The students were part of the International Student Leadership Conference (ISLC) with Operation Smile, an international children’s medical charity. The conference was held at Old Dominion University in Norfolk and included 75 students from Hampton Roads. It was the largest group to ever tour Comfort.

“I have always admired and respected the Navy and this respect was only deepened through our visit,” said Katherine Duffy, a Norfolk Academy student and part of the Operation Smile tour. “I thought it was great to see a different side of the Navy.”

Capt. George McCarthy, civil service mariner, master of Comfort and Capt. Kevin Knoop, director of the medical treatment facility, spoke with the students prior to their tour, regaling them with the history of the ship and its humanitarian missions around the world. Both captains then met with the students as they boarded.

Operation Smile is headquartered out of Norfolk and has a long history of working with the military medical staff of Comfort on humanitarian missions.

In 2007, Operation Smile joined Comfort during its humanitarian assistance deployment where Operation Smile volunteers and the ship’s medical team worked together during medical missions in Nicaragua, Peru and Colombia, providing more than 100 children with free reconstructive surgery.

In July 2009, Operation Smile joined Comfort and provided life-changing surgeries and medical services for 57 patients in Latin America and the Caribbean.

And in 2010, after the devastating earthquake in Haiti, Operation Smile sent a team to work alongside the crew aboard Comfort.

“I love that our Navy values humanitarian support as our military advances,” said Duffy. “We can always turn to charitable acts to bring us together.”

Operation Smile works in more than 60 countries to provide free reconstructive surgery and related care to children worldwide who are born with facial deformities, including cleft lip and cleft palate.
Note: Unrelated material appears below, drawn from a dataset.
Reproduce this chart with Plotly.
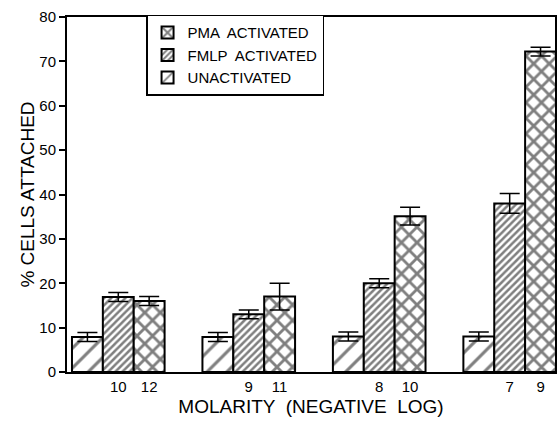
import plotly.graph_objects as go

# ---- data ----
groups = ["G1", "G2", "G3", "G4"]
series_names = ["UNACTIVATED", "FMLP  ACTIVATED", "PMA  ACTIVATED"]
unactivated = [7.9, 7.9, 8.0, 8.0]
unactivated_err = [1.0, 1.0, 1.0, 1.0]
fmlp = [16.9, 13.0, 20.0, 38.0]
fmlp_err = [1.0, 1.0, 1.0, 2.2]
pma = [16.0, 17.0, 35.1, 72.2]
pma_err = [1.0, 3.0, 2.0, 1.0]
fmlp_labels = ["10", "9", "8", "7"]
pma_labels = ["12", "11", "10", "9"]

# ---- layout constants ----
BAR_W = 31.0
GROUP_STEP = 131.0
X0 = 20.5  # center of first bar relative to axis start

def pos(g, s):
    return X0 + g * GROUP_STEP + s * BAR_W

patterns = [
    dict(shape="/", size=14, solidity=0.22, fgcolor="black", bgcolor="white"),
    dict(shape="/", size=5, solidity=0.5, fgcolor="black", bgcolor="white"),
    dict(shape="x", size=11, solidity=0.45, fgcolor="black", bgcolor="white"),
]
values = [unactivated, fmlp, pma]
errors = [unactivated_err, fmlp_err, pma_err]

fig = go.Figure()
for s in range(3):
    fig.add_trace(go.Bar(
        x=[pos(g, s) for g in range(len(groups))],
        y=values[s],
        width=BAR_W,
        name=series_names[s],
        marker=dict(color="white", line=dict(color="black", width=2), pattern=patterns[s]),
        error_y=dict(type="data", array=errors[s], symmetric=True, color="black",
                     thickness=1.5, width=10),
    ))

tickvals = []
ticktext = []
for g in range(len(groups)):
    tickvals += [pos(g, 1), pos(g, 2)]
    ticktext += [fmlp_labels[g], pma_labels[g]]

font = "Liberation Sans, Arial, sans-serif"
fig.update_layout(
    width=559, height=421,
    margin=dict(l=67, r=2, t=17, b=49),
    paper_bgcolor="white", plot_bgcolor="white",
    font=dict(family=font, size=15, color="black"),
    showlegend=True,
    legend=dict(x=0.162, y=1.006, xanchor="left", yanchor="top",
                traceorder="reversed", bordercolor="black", borderwidth=1.5,
                bgcolor="white", font=dict(size=15), itemwidth=30,
                tracegroupgap=0),
    xaxis=dict(range=[0, 490], tickvals=tickvals, ticktext=ticktext, ticks="",
               showline=True, linecolor="black", linewidth=2, mirror=True,
               showgrid=False, zeroline=False,
               title=dict(text="MOLARITY  (NEGATIVE  LOG)", font=dict(size=19), standoff=6),
               tickfont=dict(size=15)),
    yaxis=dict(range=[0, 80], tickvals=list(range(0, 81, 10)), ticks="outside",
               ticklen=6, tickwidth=1.5, tickcolor="black",
               showline=True, linecolor="black", linewidth=2, mirror=True,
               showgrid=False, zeroline=False,
               title=dict(text="% CELLS ATTACHED", font=dict(size=19), standoff=0),
               tickfont=dict(size=15)),
)

fig.write_html("out.html", config={"displayModeBar": False},
               post_script="document.body.style.margin='0';document.body.style.overflow='hidden';")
Students are important volunteers and advocates for the organization.

Today, more than 900 Operation Smile student clubs and associations in more than 40 countries create awareness and raise funds to give hope and news smiles.
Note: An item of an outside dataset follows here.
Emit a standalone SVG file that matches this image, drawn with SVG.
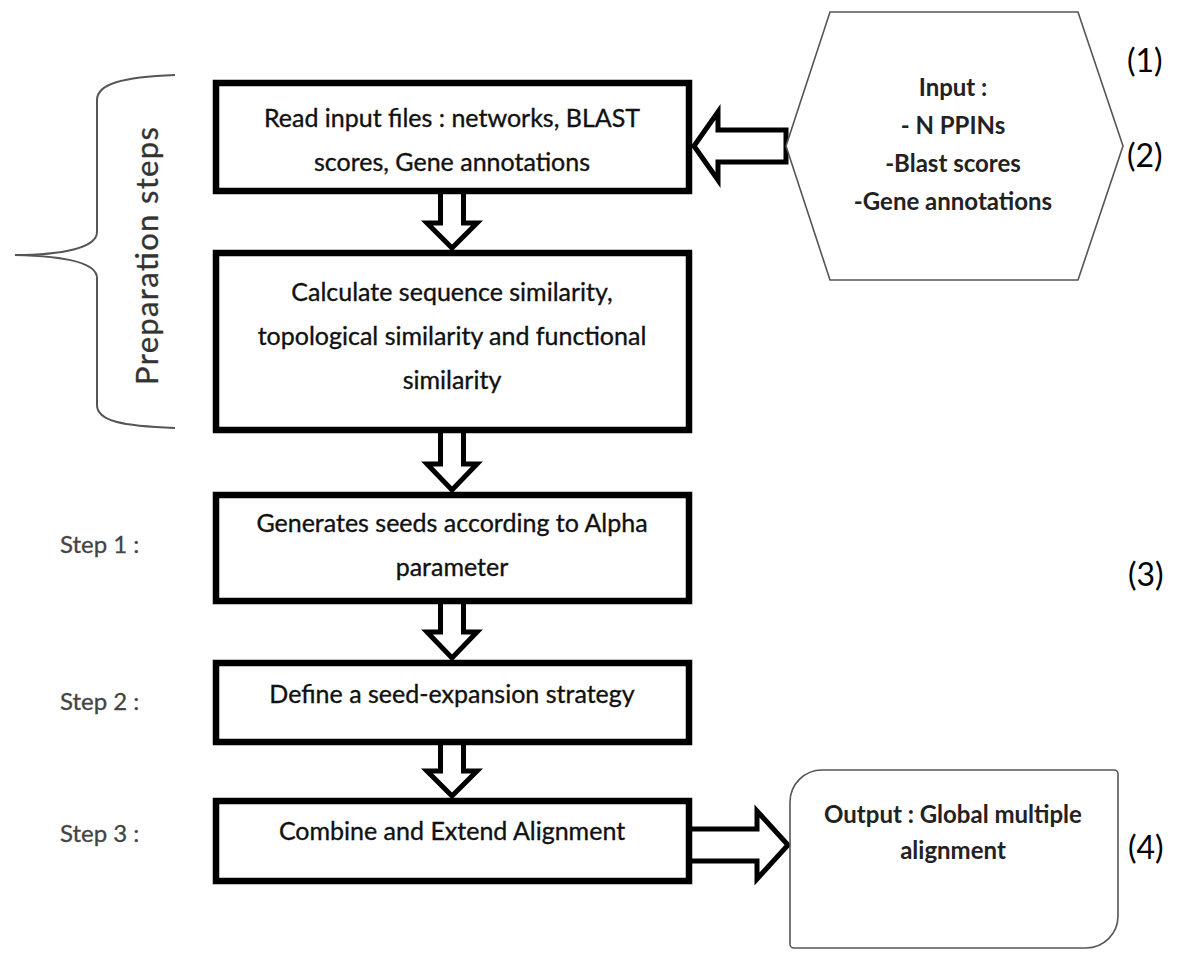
<svg xmlns="http://www.w3.org/2000/svg" width="1182" height="958" viewBox="0 0 1182 958">
<style>
.box{fill:#fff;stroke:#000;stroke-width:6.5}
.arr{fill:#fff;stroke:#000;stroke-width:5;stroke-linejoin:miter}
.t{font-family:Lato,"Open Sans",sans-serif;font-size:25px;fill:#111;stroke:#111;stroke-width:0.35;text-anchor:middle}
.tb{font-family:Lato,"Open Sans",sans-serif;font-size:24px;font-weight:bold;fill:#222;text-anchor:middle}
.step{font-family:Lato,"Open Sans",sans-serif;font-size:24px;fill:#444;stroke:#444;stroke-width:0.3}
.num{font-family:Lato,"Open Sans",sans-serif;font-size:32px;fill:#000}
.thin{fill:#fff;stroke:#555;stroke-width:1.6}
</style>
<g id="brace">
<path d="M175,75 C122,77 97,84 97,100 L97,232 C97,248 62,255 15,255 C62,256 97,262 97,278 L97,405 C97,421 122,426 175,428" fill="none" stroke="#555" stroke-width="2"/>
<text transform="rotate(-90 158 256)" x="158" y="256" font-family="Lato,'Open Sans',sans-serif" font-size="31" fill="#333" stroke="#333" stroke-width="0.3" text-anchor="middle" textLength="258" lengthAdjust="spacing">Preparation steps</text>
</g>
<g id="connectors">
<polygon class="arr" points="440.5,191 463.5,191 463.5,223 477,223 452,248 427,223 440.5,223"/>
<polygon class="arr" points="440.5,430 463.5,430 463.5,464 477,464 452,490 427,464 440.5,464"/>
<polygon class="arr" points="440.5,601 463.5,601 463.5,632 477,632 452,658 427,632 440.5,632"/>
<polygon class="arr" points="440.5,742 463.5,742 463.5,771 477,771 452,796 427,771 440.5,771"/>
<polygon class="arr" points="786,130 718,130 718,112 694,146 718,180 718,162 786,162"/>
<polygon class="arr" points="689,829 757,829 757,811 788,845 757,879 757,861 689,861"/>
</g>
<g id="read-input">
<rect class="box" x="216" y="83" width="473" height="108"/>
<text class="t" x="452" y="127">Read input files : networks, BLAST</text>
<text class="t" x="452" y="171">scores, Gene annotations</text>
</g>
<g id="calculate">
<rect class="box" x="216" y="253" width="473" height="177"/>
<text class="t" x="452" y="301">Calculate sequence similarity,</text>
<text class="t" x="452" y="345">topological similarity and functional</text>
<text class="t" x="452" y="389">similarity</text>
</g>
<g id="step1">
<text class="step" x="60" y="553">Step 1 :</text>
<rect class="box" x="216" y="495" width="473" height="106"/>
<text class="t" x="452" y="532">Generates seeds according to Alpha</text>
<text class="t" x="452" y="576">parameter</text>
</g>
<g id="step2">
<text class="step" x="60" y="710">Step 2 :</text>
<rect class="box" x="216" y="663" width="473" height="79"/>
<text class="t" x="452" y="703">Define a seed-expansion strategy</text>
</g>
<g id="step3">
<text class="step" x="60" y="842">Step 3 :</text>
<rect class="box" x="216" y="801" width="473" height="80"/>
<text class="t" x="452" y="840">Combine and Extend Alignment</text>
</g>
<g id="input">
<polygon class="thin" points="786,146 830,12 1078,12 1123,146 1078,280 830,280"/>
<text class="tb" x="953" y="96">Input :</text>
<text class="tb" x="953" y="134">- N PPINs</text>
<text class="tb" x="953" y="172">-Blast scores</text>
<text class="tb" x="953" y="210">-Gene annotations</text>
</g>
<g id="output">
<path class="thin" d="M822,770 L1114,770 A4,4 0 0 1 1118,774 L1118,916 A32,32 0 0 1 1086,948 L794,948 A4,4 0 0 1 790,944 L790,802 A32,32 0 0 1 822,770 Z"/>
<text class="tb" x="953" y="823">Output : Global multiple</text>
<text class="tb" x="953" y="859">alignment</text>
</g>
<g id="labels">
<text class="num" x="1127" y="72">(1)</text>
<text class="num" x="1127" y="167">(2)</text>
<text class="num" x="1128" y="586">(3)</text>
<text class="num" x="1128" y="859">(4)</text>
</g>
</svg>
“I think it is amazing that so many countries value humanitarian support and can come together and put aside military differences,” said Duffy.

Hundreds of students from the U.S. and around the world also volunteer on medical missions, serving as translators and providing education on burn care and prevention, oral rehydration therapy, dental hygiene and nutrition, to inform local populations of basic health care that ultimately improves quality of life.

“I think Operation Smile teaming up with Comfort and overlapping on missions is great,” said JJ O’Shea, a student from Gonzaga College in Dublin, Ireland. “They are two fantastic organizations and working together could produce great rewards.”

Each year, the organization hosts the ISLC, where the goal is to educate students on the value of service within their communities and help develop their skills as future philanthropic leaders. ISLC participants hail from 24 countries including the U.S., Canada, Jordan, Philippines, South Africa, Brazil, Columbia, India, Kenya, Mexico, Nicaragua, Sweden, Vietnam and many others. This year’s ISLC celebrated Operation Smile’s 30th Anniversary, and Operation Smile’s global campaign entitled, “Change Forever.”

During the ISLC, students participated in team building activities, competed in field games and completed a service project for future Operation Smile patients.

Touring Navy facilities like Comfort’s medical treatment facility helps the students connect with what Operation Smile accomplishes on a global level.

“I think it is important for the Navy to provide humanitarian support,” said O’Shea. “They have fantastic facilities that can really make a difference.”

Dr. William Magee, cofounder and chief executive officer of Operation Smile, accompanied the students and provided insight into the cooperation between the medical treatment facility within the ship and the organization.

“Students offer the energy and passion necessary to spark the ripple effect for change,” said Magee. “These children are our future leaders, and we are so grateful for their compassion and dedication that helps us make a difference in so many lives around the world.”